7 - Angular momentum theory for relativistic case

Summary

Angular momentum

The main ideas of angular momentum theory (e.g. central field approximation, self-consistent field method, etc.) are fairly general and are equally applicable for both the non-relativistic and relativistic theories of many-electron atoms and ions in spite of the fact that the corresponding energy operators differ significantly in nature. This distinction manifests itself in different kinds of wave functions (non-relativistic (1.14) and relativistic (2.15) or (2.18)). Strong interaction of orbital L and spin s momenta of an electron in relativistic approximation leads, as we shall see in Chapter 9, to the splitting of a shell of equivalent electrons into subshells according to j = L + s values and to the occurrence of jj coupling inside these subshells and between them. In order to use the mathematical apparatus of the angular momentum theory, we have to write all the operators in j-representation, i.e. express them in terms of the quantities which transform like the eigenfunctions of the operators j² and j_z.

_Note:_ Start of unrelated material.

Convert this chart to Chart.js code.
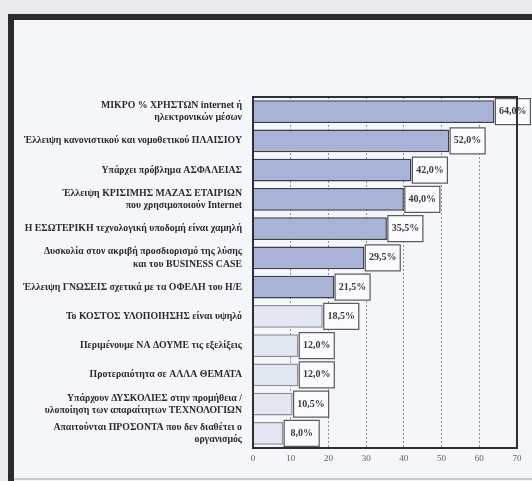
<!DOCTYPE html>
<html>
<head>
<meta charset="utf-8">
<script src="https://cdn.jsdelivr.net/npm/chart.js@4"></script>
<style>
  html, body { margin: 0; padding: 0; background: #e9ebef; }
  #wrap { position: relative; width: 532px; height: 481px; }
  #chart { position: absolute; left: 0; top: 0; }
</style>
</head>
<body>
<div id="wrap"><canvas id="chart" width="532" height="481"></canvas></div>
<script>
'use strict';

var categories = [
    ['ΜΙΚΡΟ % ΧΡΗΣΤΩΝ internet ή', 'ηλεκτρονικών μέσων'],
    'Έλλειψη κανονιστικού και νομοθετικού ΠΛΑΙΣΙΟΥ',
    'Υπάρχει πρόβλημα ΑΣΦΑΛΕΙΑΣ',
    ['Έλλειψη ΚΡΙΣΙΜΗΣ ΜΑΖΑΣ ΕΤΑΙΡΙΩΝ', 'που χρησιμοποιούν Internet'],
    'Η ΕΣΩΤΕΡΙΚΗ τεχνολογική υποδομή είναι χαμηλή',
    ['Δυσκολία στον ακριβή προσδιορισμό της λύσης', 'και του BUSINESS CASE'],
    'Έλλειψη ΓΝΩΣΕΙΣ σχετικά με τα ΟΦΕΛΗ του Η/Ε',
    'Το ΚΟΣΤΟΣ ΥΛΟΠΟΙΗΣΗΣ είναι υψηλό',
    'Περιμένουμε ΝΑ ΔΟΥΜΕ τις εξελίξεις',
    'Προτεραιότητα σε ΑΛΛΑ ΘΕΜΑΤΑ',
    ['Υπάρχουν ΔΥΣΚΟΛΙΕΣ στην προμήθεια /', 'υλοποίηση των απαραίτητων ΤΕΧΝΟΛΟΓΙΩΝ'],
    ['Απαιτούνται ΠΡΟΣΟΝΤΑ που δεν διαθέτει ο', 'οργανισμός']
];
var percentages = [64.0, 52.0, 42.0, 40.0, 35.5, 29.5, 21.5, 18.5, 12.0, 12.0, 10.5, 8.0];
var xTicks = [0, 10, 20, 30, 40, 50, 60, 70];

var serif = '"Liberation Serif", "DejaVu Serif", serif';
var darkBars = 7;
var barColors = percentages.map((v, i) => i < darkBars ? '#a9b2d7' : '#e3e7f1');
var barBorders = percentages.map((v, i) => i < darkBars ? '#3a3d4a' : '#8a8f9c');

// thick scanned frame around the whole figure
var framePlugin = {
    id: 'frame',
    beforeDraw: function (chart) {
        var ctx = chart.ctx;
        ctx.save();
        ctx.fillStyle = '#f5f6fa';
        ctx.fillRect(11, 17, 532, 481);
        ctx.fillStyle = '#2b2b2e';
        ctx.fillRect(8, 14, 532, 6);
        ctx.fillRect(8, 14, 6, 481);
        ctx.fillStyle = '#c9ccd3';
        ctx.fillRect(14, 478, 532, 2);
        ctx.restore();
    },
    afterDraw: function (chart) {
        var a = chart.chartArea;
        var ctx = chart.ctx;
        ctx.save();
        ctx.strokeStyle = '#2e2e33';
        ctx.lineWidth = 2;
        ctx.strokeRect(a.left, a.top, a.right - a.left, a.bottom - a.top);
        ctx.restore();
    }
};

// percentage value in a small box at the end of each bar
var valueBoxes = {
    id: 'valueBoxes',
    afterDatasetsDraw: function (chart) {
        var ctx = chart.ctx;
        var meta = chart.getDatasetMeta(0);
        ctx.save();
        ctx.font = 'bold 10px ' + serif;
        ctx.textBaseline = 'middle';
        ctx.textAlign = 'center';
        meta.data.forEach((bar, i) => {
            var w = 35, h = 26;
            var x = bar.x + 1;
            var y = bar.y - h / 2;
            ctx.fillStyle = '#fbfbfd';
            ctx.fillRect(x, y, w, h);
            ctx.strokeStyle = '#55585f';
            ctx.lineWidth = 1.2;
            ctx.strokeRect(x, y, w, h);
            ctx.fillStyle = '#3a3a40';
            ctx.fillText(percentages[i].toFixed(1).replace('.', ',') + '%', x + w / 2, bar.y);
        });
        ctx.restore();
    }
};

new Chart(document.getElementById('chart'), {
    type: 'bar',
    data: {
        labels: categories,
        datasets: [{
            data: percentages,
            backgroundColor: barColors,
            borderColor: barBorders,
            borderWidth: 1.5,
            barPercentage: 0.78,
            categoryPercentage: 1.0
        }]
    },
    options: {
        indexAxis: 'y',
        responsive: false,
        animation: false,
        layout: { padding: { left: 0, right: 15, top: 97, bottom: 13 } },
        plugins: {
            legend: { display: false },
            tooltip: { enabled: false }
        },
        scales: {
            x: {
                min: 0,
                max: 70,
                afterBuildTicks: axis => { axis.ticks = xTicks.map(v => ({ value: v })); },
                afterFit: axis => { axis.height = 20; },
                grid: {
                    color: '#8d9099',
                    lineWidth: 1,
                    drawTicks: false
                },
                border: { display: false, dash: [2, 2] },
                ticks: {
                    color: '#5d6068',
                    padding: 5,
                    font: { family: serif, size: 9 }
                }
            },
            y: {
                afterFit: axis => { axis.width = 253; },
                grid: { display: false },
                border: { display: false },
                ticks: {
                    color: '#2a2a30',
                    padding: 3,
                    autoSkip: false,
                    font: { family: serif, size: 9.8, weight: 'bold', lineHeight: 1.25 }
                }
            }
        }
    },
    plugins: [framePlugin, valueBoxes]
});
</script>
</body>
</html>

From a mathematical point of view the main difference between non-relativistic and relativistic momenta is that in a non-relativistic case we have one-electron angular and spin momenta, which can acquire integer and half-integer numerical values, correspondingly, whereas in a relativistic case we have only one-electron total momentum, acquiring half-integer numerical values. However, they all satisfy the same commutation conditions (5.2), and all formulas of Chapter 5 on tensorial algebra are equally applicable in both cases.